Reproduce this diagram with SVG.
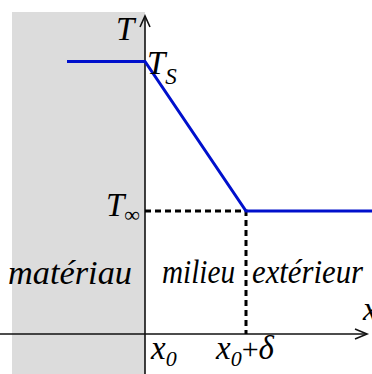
<svg xmlns="http://www.w3.org/2000/svg" width="372" height="374" viewBox="0 0 372 374">
<style>
.t{font-family:"Liberation Serif","Times New Roman",serif;font-style:italic;fill:#000}
.ax{stroke:#111;stroke-width:1.6;fill:none}
.dash{stroke:#000;stroke-width:3;stroke-dasharray:6 4;fill:none}
.blue{stroke:#0010cc;stroke-width:3;fill:none;stroke-linejoin:miter}
</style>
<rect id="material" x="12" y="12" width="133" height="362" fill="#dcdcdc"/>
<g id="connectors">
<line class="ax" x1="145" y1="374" x2="145" y2="16"/>
<polyline class="ax" points="140,27 145,16 150,27"/>
<line class="ax" x1="0" y1="334" x2="366" y2="334"/>
<polyline class="ax" points="355,329 367,334 355,339"/>
<polyline class="dash" points="145,211 246,211 246,334"/>
<polyline class="blue" points="67,61.5 145,61.5 246,211 372,211"/>
</g>
<g id="labels">
<text class="t" x="116" y="40" font-size="33">T</text>
<text class="t" x="147" y="74" font-size="33">T<tspan font-size="23" dy="10">S</tspan></text>
<text class="t" x="106" y="216" font-size="33">T<tspan font-size="22" dy="6" font-style="normal">∞</tspan></text>
<text class="t" x="8" y="284" font-size="33" textLength="124" lengthAdjust="spacingAndGlyphs">matériau</text>
<text class="t" x="162" y="283" font-size="33" textLength="73" lengthAdjust="spacingAndGlyphs">milieu</text>
<text class="t" x="252" y="283" font-size="33" textLength="111" lengthAdjust="spacingAndGlyphs">extérieur</text>
<text class="t" x="363" y="320" font-size="33">x</text>
<text class="t" x="151" y="359" font-size="33">x<tspan font-size="22" dy="7">0</tspan></text>
<text class="t" x="216" y="359" font-size="33">x<tspan font-size="22" dy="7">0</tspan><tspan dy="-7" font-style="normal" font-size="30">+</tspan>δ</text>
</g>
</svg>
□ □ □ □ □
**GOAL**.
Set down the complete material exactly, but do not include the images.

**CORRECT OUTPUT**.
Reproduce this diagram with SVG.
<svg xmlns="http://www.w3.org/2000/svg" width="372" height="374" viewBox="0 0 372 374">
<style>
.t{font-family:"Liberation Serif","Times New Roman",serif;font-style:italic;fill:#000}
.ax{stroke:#111;stroke-width:1.6;fill:none}
.dash{stroke:#000;stroke-width:3;stroke-dasharray:6 4;fill:none}
.blue{stroke:#0010cc;stroke-width:3;fill:none;stroke-linejoin:miter}
</style>
<rect id="material" x="12" y="12" width="133" height="362" fill="#dcdcdc"/>
<g id="connectors">
<line class="ax" x1="145" y1="374" x2="145" y2="16"/>
<polyline class="ax" points="140,27 145,16 150,27"/>
<line class="ax" x1="0" y1="334" x2="366" y2="334"/>
<polyline class="ax" points="355,329 367,334 355,339"/>
<polyline class="dash" points="145,211 246,211 246,334"/>
<polyline class="blue" points="67,61.5 145,61.5 246,211 372,211"/>
</g>
<g id="labels">
<text class="t" x="116" y="40" font-size="33">T</text>
<text class="t" x="147" y="74" font-size="33">T<tspan font-size="23" dy="10">S</tspan></text>
<text class="t" x="106" y="216" font-size="33">T<tspan font-size="22" dy="6" font-style="normal">∞</tspan></text>
<text class="t" x="8" y="284" font-size="33" textLength="124" lengthAdjust="spacingAndGlyphs">matériau</text>
<text class="t" x="162" y="283" font-size="33" textLength="73" lengthAdjust="spacingAndGlyphs">milieu</text>
<text class="t" x="252" y="283" font-size="33" textLength="111" lengthAdjust="spacingAndGlyphs">extérieur</text>
<text class="t" x="363" y="320" font-size="33">x</text>
<text class="t" x="151" y="359" font-size="33">x<tspan font-size="22" dy="7">0</tspan></text>
<text class="t" x="216" y="359" font-size="33">x<tspan font-size="22" dy="7">0</tspan><tspan dy="-7" font-style="normal" font-size="30">+</tspan>δ</text>
</g>
</svg>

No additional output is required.